Let us assume, based on your risk appetite and nature of goals, that you decide to have 60 per cent of your assets in equities, 30 per cent in debt and 10 per cent in gold. If you have a surplus of Rs 60,000 a month, then Rs 36,000 should be allocated to your equity SIPs, Rs 18,000 to various debt options and Rs 6,000 in gold. Please note that this is merely an illustrative example.

You will have to choose your allocation based on your risk appetite and financial goals. You will also have to decide how much you will need on retirement or for your kids' education. If you have arrived at Rs 60,000 a month SIP after following a similar allocation strategy, there is no cause for worry.

If you are unable to do this, we suggest you approach a financial planner. Since your investments appear large, we assume your retirement needs may be high. It is best discussed with a qualified planner. And remember, your SIP money should be an amount you can afford to invest regularly and be able to meet the commitment over the long term. If you cannot spare the monthly SIPs over 5-10 years at least, then it is best you plan your goals with a lower SIP amount. You may always hike it when your income increases.

Portfolio changes

Once you are done with the exercise of arriving at your equity allocation, you can consider reducing the number of funds you hold. We can suggest a portfolio of diversified funds with a few mid-cap schemes thrown in to prop returns. Sector funds are only meant for those who can actively track the sector and reasonably time their entries and exits.

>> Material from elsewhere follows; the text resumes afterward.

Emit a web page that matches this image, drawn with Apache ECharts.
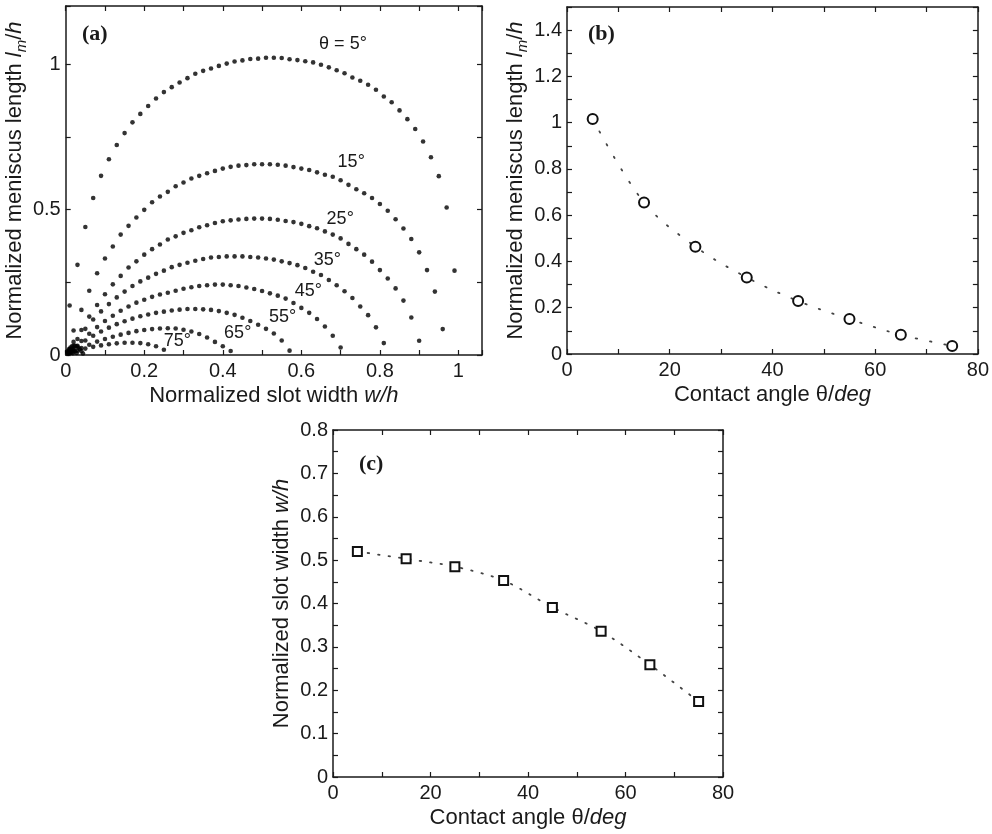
<!DOCTYPE html>
<html>
<head>
<meta charset="utf-8">
<script src="https://cdn.jsdelivr.net/npm/echarts@6/dist/echarts.min.js"></script>
<style>
  html, body { margin: 0; background: #fff; }
  #chart { width: 992px; height: 834px; }
</style>
</head>
<body>
<div id="chart"></div>
<script>
// sampled slot widths w/h used by the meniscus curves in (a)
const wOdd = [0.01,0.03,0.05,0.07,0.09,0.11,0.13,0.15,0.17,0.19,0.21,0.23,0.25,0.27,0.29,0.31,0.33,0.35,0.37,0.39,
  0.41,0.43,0.45,0.47,0.49,0.51,0.53,0.55,0.57,0.59,0.61,0.63,0.65,0.67,0.69,0.71,0.73,0.75,0.77,0.79,
  0.81,0.83,0.85,0.87,0.89,0.91,0.93,0.95,0.97,0.99];
const wEven = [0.02,0.04,0.06,0.08,0.10,0.12,0.14,0.16,0.18,0.20,0.22,0.24,0.26,0.28,0.30,0.32,0.34,0.36,0.38,0.40,
  0.42,0.44,0.46,0.48,0.50,0.52,0.54,0.56,0.58,0.60,0.62,0.64,0.66,0.68,0.70,0.72,0.74,0.76,0.78,0.80,
  0.82,0.84,0.86,0.88,0.90,0.92,0.94,0.96];

// normalized meniscus length l_m/h for each contact angle
const lm5 = [0.17,0.31,0.44,0.54,0.616,0.673,0.722,0.763,0.80,0.829,
  0.856,0.882,0.904,0.921,0.937,0.952,0.967,0.977,0.985,0.994,
  1.002,1.009,1.013,1.018,1.019,1.022,1.022,1.021,1.017,1.014,
  1.010,1.006,0.998,0.989,0.979,0.969,0.954,0.943,0.929,0.912,
  0.889,0.869,0.841,0.811,0.777,0.734,0.680,0.615,0.507,0.29];
const lm15 = [0.084,0.155,0.221,0.281,0.332,0.373,0.414,0.444,0.473,0.499,
  0.525,0.545,0.561,0.58,0.593,0.607,0.616,0.625,0.633,0.641,
  0.647,0.651,0.653,0.656,0.656,0.656,0.654,0.651,0.646,0.641,
  0.636,0.628,0.62,0.613,0.601,0.585,0.570,0.556,0.540,0.519,
  0.496,0.467,0.435,0.399,0.353,0.292,0.218,0.089];
const lm25 = [0.045,0.086,0.132,0.172,0.209,0.243,0.272,0.301,0.322,0.345,
  0.364,0.38,0.397,0.408,0.42,0.429,0.439,0.446,0.454,0.46,
  0.463,0.466,0.468,0.469,0.469,0.468,0.465,0.461,0.457,0.451,
  0.443,0.436,0.425,0.414,0.401,0.382,0.364,0.345,0.321,0.292,
  0.263,0.229,0.187,0.129,0.049];
const lm35 = [0.02,0.055,0.09,0.122,0.15,0.175,0.198,0.218,0.237,0.253,
  0.266,0.279,0.29,0.302,0.31,0.317,0.324,0.33,0.335,0.337,
  0.339,0.339,0.339,0.337,0.335,0.332,0.328,0.322,0.316,0.309,
  0.299,0.286,0.275,0.258,0.240,0.219,0.196,0.167,0.137,0.095,
  0.041];
const lm45 = [0.022,0.048,0.073,0.096,0.117,0.135,0.152,0.167,0.18,0.19,
  0.2,0.208,0.214,0.221,0.228,0.233,0.237,0.24,0.242,0.242,
  0.240,0.237,0.232,0.227,0.22,0.212,0.204,0.194,0.179,0.162,
  0.145,0.124,0.098,0.066,0.026];
const lm55 = [0.012,0.032,0.05,0.066,0.081,0.094,0.106,0.116,0.125,0.133,
  0.139,0.145,0.149,0.153,0.156,0.158,0.158,0.157,0.155,0.151,
  0.145,0.138,0.128,0.117,0.104,0.09,0.074,0.05,0.015];
const lm65 = [0.012,0.024,0.035,0.046,0.055,0.063,0.07,0.076,0.082,0.086,
  0.089,0.091,0.092,0.091,0.087,0.081,0.072,0.06,0.045,0.03,
  0.014];
const lm75 = [0.008,0.015,0.022,0.028,0.033,0.037,0.04,0.042,0.042,0.041,0.037,0.03,0.018];

// the dense knot of points at the origin
const knotW = [0.004,0.008,0.012,0.016,0.02,0.024,0.028,0.032,0.036,0.04,0.044,
  0.004,0.008,0.012,0.016,0.02,0.024,0.028,0.006,0.01,0.014,0.018];
const knotL = [0.012,0.02,0.026,0.03,0.032,0.032,0.03,0.026,0.02,0.013,0.005,
  0.008,0.013,0.017,0.018,0.017,0.013,0.007,0.004,0.007,0.008,0.006];

const curveTags = ['θ = 5°', '15°', '25°', '35°', '45°', '55°', '65°', '75°'];
const tagW = [0.706, 0.727, 0.699, 0.666, 0.618, 0.552, 0.438, 0.284];
const tagL = [1.069, 0.662, 0.469, 0.328, 0.221, 0.131, 0.076, 0.048];

// (b) and (c): values at each contact angle
const theta = [5, 15, 25, 35, 45, 55, 65, 75];
const lmMax = [1.016, 0.655, 0.464, 0.331, 0.229, 0.151, 0.083, 0.035];
const wAtMax = [0.52, 0.503, 0.485, 0.453, 0.391, 0.336, 0.259, 0.174];

const FONT = '"Liberation Sans", Arial, sans-serif';
const INK = '#1a1a1a';

const pick = (xs, ys) => ys.map((y, i) => [xs[i], y]);

const labelAt = (step) => (v) => {
  const k = v / step;
  return Math.abs(k - Math.round(k)) < 1e-6 ? String(+v.toFixed(2)) : '';
};

const nameStyle = {
  fontSize: 22, fontFamily: FONT, color: INK, lineHeight: 28,
  rich: {
    i: { fontSize: 22, fontFamily: FONT, color: INK, fontStyle: 'italic', lineHeight: 28 },
    n: { fontSize: 22, fontFamily: FONT, color: INK, lineHeight: 28 },
    s: { fontSize: 15, fontFamily: FONT, color: INK, fontStyle: 'italic', verticalAlign: 'bottom', lineHeight: 28 },
  },
};

const tick = { show: true, inside: true, length: 5, lineStyle: { color: INK, width: 1.2 } };
const line = { show: true, onZero: false, lineStyle: { color: INK, width: 1.5 } };

function xPair(grid, min, max, interval, labelStep, name, gap) {
  return [
    {
      type: 'value', gridIndex: grid, position: 'bottom', min, max, interval,
      axisLine: line, axisTick: tick, splitLine: { show: false },
      axisLabel: { margin: 6, fontSize: 20, fontFamily: FONT, color: INK,
        formatter: labelAt(labelStep), showMaxLabel: true, hideOverlap: false },
      name, nameLocation: 'middle', nameGap: gap, nameTextStyle: nameStyle,
    },
    {
      type: 'value', gridIndex: grid, position: 'top', min, max, interval,
      axisLine: line, axisTick: tick, splitLine: { show: false }, axisLabel: { show: false },
    },
  ];
}

function yPair(grid, min, max, interval, labelStep, name, gap) {
  return [
    {
      type: 'value', gridIndex: grid, position: 'left', min, max, interval,
      axisLine: line, axisTick: tick, splitLine: { show: false },
      axisLabel: { margin: 5, fontSize: 20, fontFamily: FONT, color: INK,
        formatter: labelAt(labelStep), hideOverlap: false },
      name, nameLocation: 'middle', nameGap: gap, nameTextStyle: nameStyle,
    },
    {
      type: 'value', gridIndex: grid, position: 'right', min, max, interval,
      axisLine: line, axisTick: tick, splitLine: { show: false }, axisLabel: { show: false },
    },
  ];
}

const dots = (data) => ({
  type: 'scatter', xAxisIndex: 0, yAxisIndex: 0, data,
  symbol: 'circle', symbolSize: 4.6, itemStyle: { color: '#000' }, silent: true,
});

const chart = echarts.init(document.getElementById('chart'), null, { renderer: 'canvas' });

const option = {
  animation: false,
  backgroundColor: '#fff',
  grid: [
    { left: 63, top: 6, width: 419, height: 349 },
    { left: 567, top: 7, width: 415, height: 347 },
    { left: 333, top: 430, width: 390, height: 347 },
  ],
  xAxis: [
    ...xPair(0, 0, 1.06, 0.1, 0.2, 'Normalized slot width {i|w/h}', 20),
    ...xPair(1, 0, 80, 10, 20, 'Contact angle θ/{i|deg}', 15),
    ...xPair(2, 0, 80, 10, 20, 'Contact angle θ/{i|deg}', 20),
  ],
  yAxis: [
    ...yPair(0, 0, 1.2, 0.25, 0.5, 'Normalized meniscus length {i|l}{s|m}{n|/}{i|h}', 22),
    ...yPair(1, 0, 1.5, 0.1, 0.2, 'Normalized meniscus length {i|l}{s|m}{n|/}{i|h}', 36),
    ...yPair(2, 0, 0.8, 0.05, 0.1, 'Normalized slot width {i|w/h}', 37),
  ],
  series: [
    dots(pick(wOdd, lm5)),
    dots(pick(wEven, lm15)),
    dots(pick(wEven, lm25)),
    dots(pick(wOdd, lm35)),
    dots(pick(wEven, lm45)),
    dots(pick(wOdd, lm55)),
    dots(pick(wEven, lm65)),
    dots(pick(wOdd, lm75)),
    dots(pick(knotW, knotL)),
    {
      type: 'line', xAxisIndex: 2, yAxisIndex: 2, smooth: 0.35,
      data: pick(theta, lmMax),
      symbol: 'emptyCircle', symbolSize: 10,
      itemStyle: { color: '#111', borderWidth: 2 },
      lineStyle: { color: '#444', width: 1.8, type: [1.5, 13], cap: 'round' },
    },
    {
      type: 'line', xAxisIndex: 4, yAxisIndex: 4, smooth: 0.3,
      data: pick(theta, wAtMax),
      symbol: 'emptyRect', symbolSize: 9,
      itemStyle: { color: '#111', borderWidth: 2 },
      lineStyle: { color: '#444', width: 1.8, type: [1.5, 9], cap: 'round' },
    },
  ],
};

chart.setOption(option);

const panelTag = (text, x, y) => ({
  type: 'text', x, y,
  style: { text, fontSize: 22, fontWeight: 'bold', fontFamily: '"Liberation Serif", "Times New Roman", serif',
    fill: INK, align: 'left', verticalAlign: 'middle' },
});

const curveText = curveTags.map((t, i) => {
  const p = chart.convertToPixel({ xAxisIndex: 0, yAxisIndex: 0 }, [tagW[i], tagL[i]]);
  return {
    type: 'text', x: p[0], y: p[1],
    style: { text: t, fontSize: 18, fontFamily: FONT, fill: INK, align: 'center', verticalAlign: 'middle' },
  };
});

chart.setOption({
  graphic: [
    panelTag('(a)', 82, 34),
    panelTag('(b)', 588, 34),
    panelTag('(c)', 359, 464),
    ...curveText,
  ],
});
</script>
</body>
</html>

HDFC Equity, Canara Robeco Equity Diversified, IDFC Premier Equity Quantum Long Term Equity and Franklin Bluechip can form part of your core portfolio. Add Fidelity Equity to this. Ensure that 60-75 per cent of your equity SIPs are invested in these funds.

Continue investing in UTI Opportunities and HDFC prudence and Sundaram Select Cap. To this, add index fund Goldman Sachs CNX 500 index fund and any gold fund-of-fund from Kotak, Reliance or Quantum Mutual, that offers SIPs . You have 8-10 per cent surplus in gold. These can be your satellite funds.

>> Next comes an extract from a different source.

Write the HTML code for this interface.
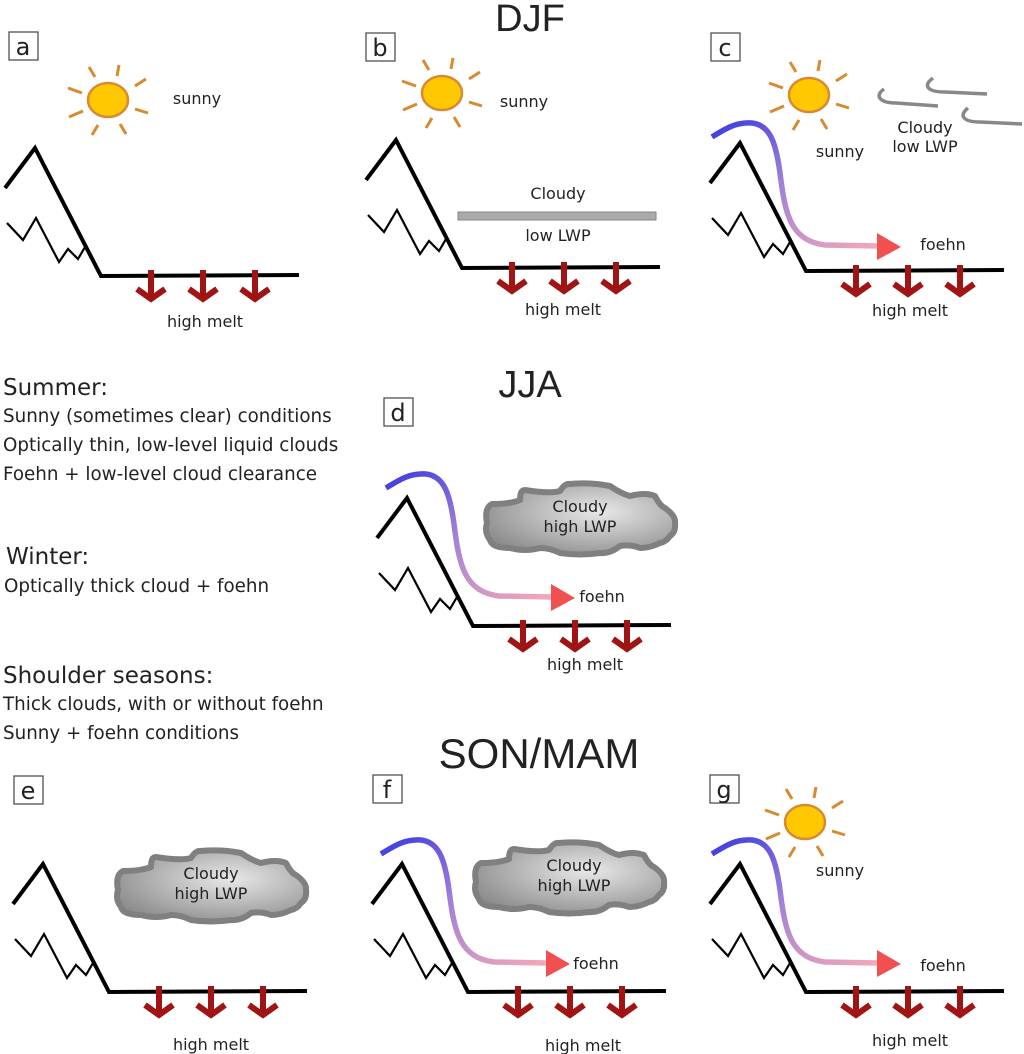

You can exit the other funds. Most of them are above-average performers but need to be exited to make your portfolio compact and to avoid duplication. Sector funds can be sold if you cannot track them. If you wish to hold, you may continue Reliance Banking but stop SIPs and watch for improvement in performance in the sector over the next six months.

Your goals are long-term in nature. If you continue SIPs for the next 10-12 years, you will have a reasonable corpus. The current Rs 60,000 a month for instance, invested over 12 years, has potential to build wealth of Rs 2.4 crore, if it can generate a return of 15 per cent annually.